Cisco has developed its own proprietary standard to support the latest wireless access points, the company has announced.
The latest wireless access points, designed for the 802.11n draft, cannot be effectively powered using current switching equipment. 802.11n-based equipment may prove attractive for businesses because it offers up to 300Mbps throughput.
Access points have traditionally been connected via mains electricity, but many new installations are powered over the LAN, using a technique known as "power over Ethernet" (PoE).
PoE can only support devices which use less than 15.4W. This includes older access points but, to work effectively, 802.11n-based access points require 18.5W. Businesses wanting to power 802.11n access points have had to disable one of the two radios, which decreases throughput, or else use two switch ports or a separate power injector.
But Cisco now claims to have overcome these problems by supplying 18.5W over the LAN. The power is carried in the spare copper pair which does not carry data.
Although Cisco is a member of the IEEE's PoE standards group -- responsible for a global effort to standardise PoE technology -- this development has been undertaken separately.
Cisco's go-it-alone effort reflects its history with the technology. Cisco initially developed its own PoE standard, which it called Inline Power, before giving in to competition and adopting standardised PoE in its switches.

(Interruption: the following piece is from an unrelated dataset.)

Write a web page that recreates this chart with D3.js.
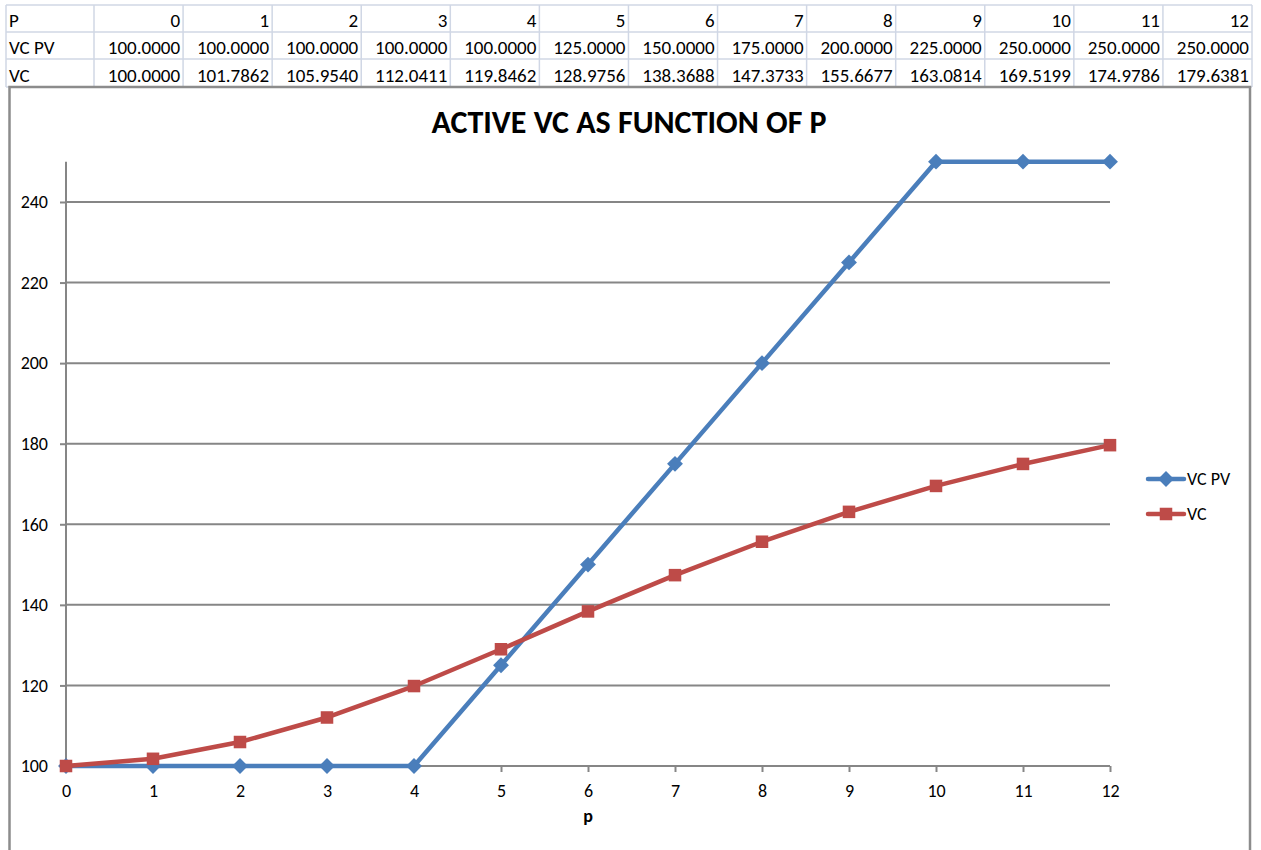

The IEEE is developing a separate high-speed standard called PoE Plus, which will support approximately 30W and is expected to be finalised in around 12 months' time. Cisco said it is involved in the IEEE's PoE Plus discussions.
The company said it developed its own high-power technology, which it has named "enhanced PoE", because it had released its own 802.11n-based access point. The Aironet 1250 was released in September 2007.
"The 802.11n standard is out already, so we had to make the switching capability available to customers," said Inbar Lasser-Raab, senior marketing director in Cisco's access routing and switching division.
Lasser-Raab claimed that there would be no interference caused to data by the higher power usage.
Enhanced PoE is included with current Catalyst 3750 and 3560 switches, and will be included on the Catalyst 6500 and 4500 switches from the middle of this year, Cisco said.
Businesses that currently own those switches can install the feature for free via a software upgrade.
Cisco has also built PoE capability into its 2960 switches, but the feature will incur a substantial price premium.
A 24-port 2960 with eight PoE ports is priced at US$1,795, while the same switch with 24 PoE ports sells for US$2,995. Enhanced PoE is not currently available on the 2960.
Cisco has also introduced a small switch which can be powered over the LAN by other switches. The 2960 PD switch is intended for deployment in areas where there is no mains power. It has eight ports, of which one must be given up to bring in the power from the supporting switch. It will be sold at US$795.
Lasser-Raab recommended that, as with any PoE deployment, all redundancy options should be considered to avoid a mains outage taking down the network.